Task directions: Return exactly, and only, the lines from the one holding "Output the Python" through the one holding "import matplotlib.pyplot as plt", both included; the pictures stay out.

Stored data:
_ _ _ _ _ _ _

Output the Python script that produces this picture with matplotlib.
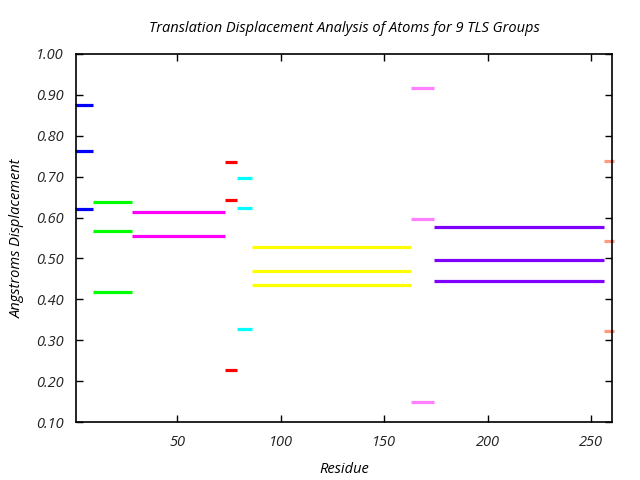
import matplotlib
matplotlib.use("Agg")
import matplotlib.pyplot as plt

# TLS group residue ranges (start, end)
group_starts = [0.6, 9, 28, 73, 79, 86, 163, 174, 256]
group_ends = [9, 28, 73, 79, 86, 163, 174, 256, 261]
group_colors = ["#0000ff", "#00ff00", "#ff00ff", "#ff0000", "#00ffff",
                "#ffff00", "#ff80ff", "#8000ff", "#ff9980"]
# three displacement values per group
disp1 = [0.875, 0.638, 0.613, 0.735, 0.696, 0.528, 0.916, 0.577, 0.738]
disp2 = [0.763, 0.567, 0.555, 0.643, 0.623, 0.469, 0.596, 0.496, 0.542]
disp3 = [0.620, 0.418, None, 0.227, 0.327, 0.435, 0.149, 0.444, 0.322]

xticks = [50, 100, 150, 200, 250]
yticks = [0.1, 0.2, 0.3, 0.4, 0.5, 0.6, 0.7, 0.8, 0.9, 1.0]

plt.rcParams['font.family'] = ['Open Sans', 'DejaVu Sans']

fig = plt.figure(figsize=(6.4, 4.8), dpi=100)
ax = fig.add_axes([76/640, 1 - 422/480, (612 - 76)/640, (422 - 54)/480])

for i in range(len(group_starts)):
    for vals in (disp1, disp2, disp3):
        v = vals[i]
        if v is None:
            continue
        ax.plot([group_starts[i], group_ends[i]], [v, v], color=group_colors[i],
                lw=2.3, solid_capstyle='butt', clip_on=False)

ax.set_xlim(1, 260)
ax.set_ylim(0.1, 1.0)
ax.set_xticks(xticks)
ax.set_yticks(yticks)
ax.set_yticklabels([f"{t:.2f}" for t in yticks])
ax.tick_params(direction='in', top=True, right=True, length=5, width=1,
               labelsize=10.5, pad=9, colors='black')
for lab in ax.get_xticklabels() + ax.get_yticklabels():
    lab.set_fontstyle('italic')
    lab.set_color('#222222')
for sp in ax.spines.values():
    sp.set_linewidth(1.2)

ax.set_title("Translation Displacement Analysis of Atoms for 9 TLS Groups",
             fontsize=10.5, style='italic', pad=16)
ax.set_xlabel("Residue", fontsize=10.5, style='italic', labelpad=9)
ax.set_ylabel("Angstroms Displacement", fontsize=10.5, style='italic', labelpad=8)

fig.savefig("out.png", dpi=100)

_ _ _ _ _ _ _

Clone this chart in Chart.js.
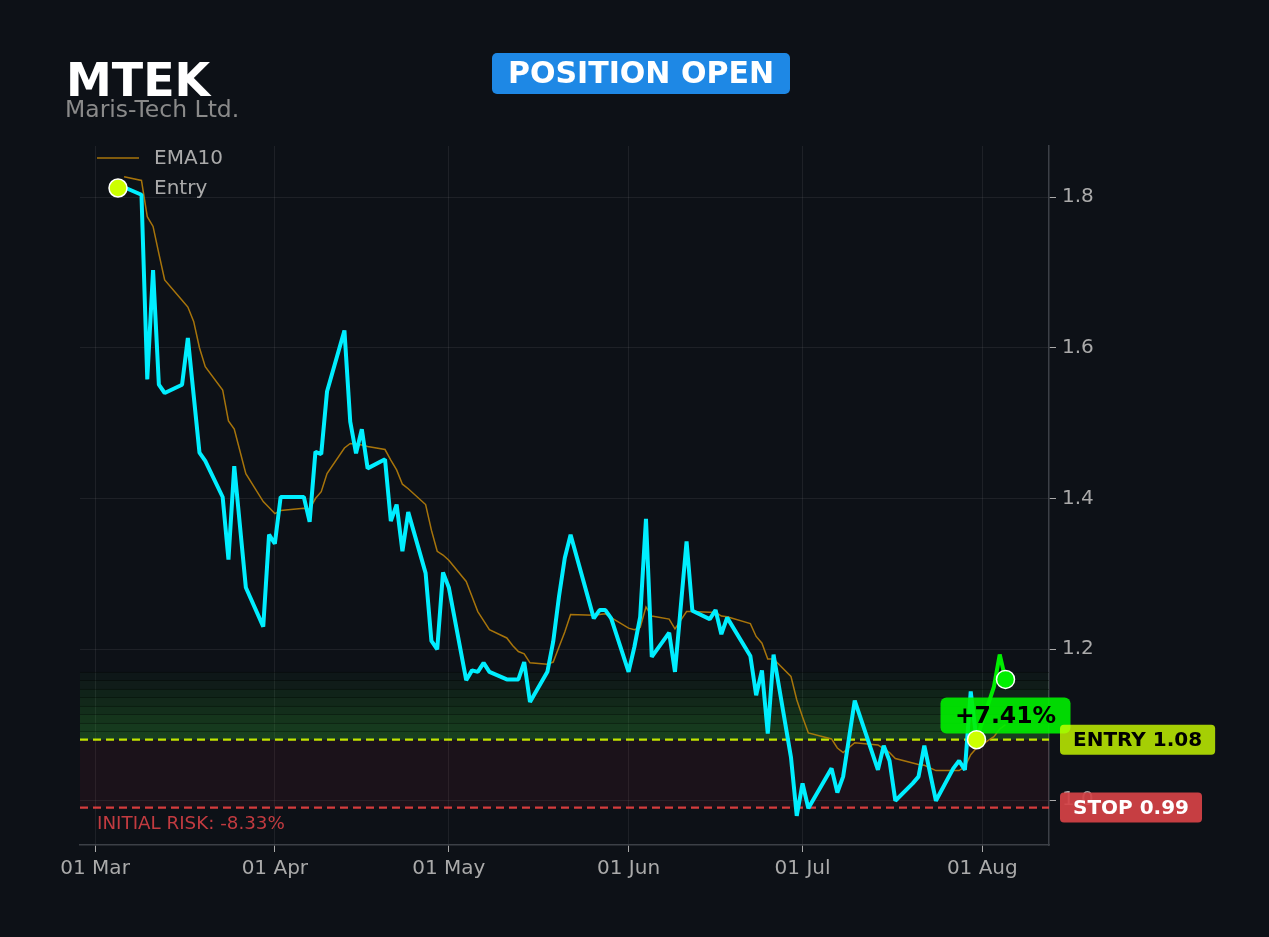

_ _ _ _ _ _ _

Complete output:
Output the Python script that produces this picture with matplotlib.
import matplotlib
matplotlib.use("Agg")
import matplotlib.pyplot as plt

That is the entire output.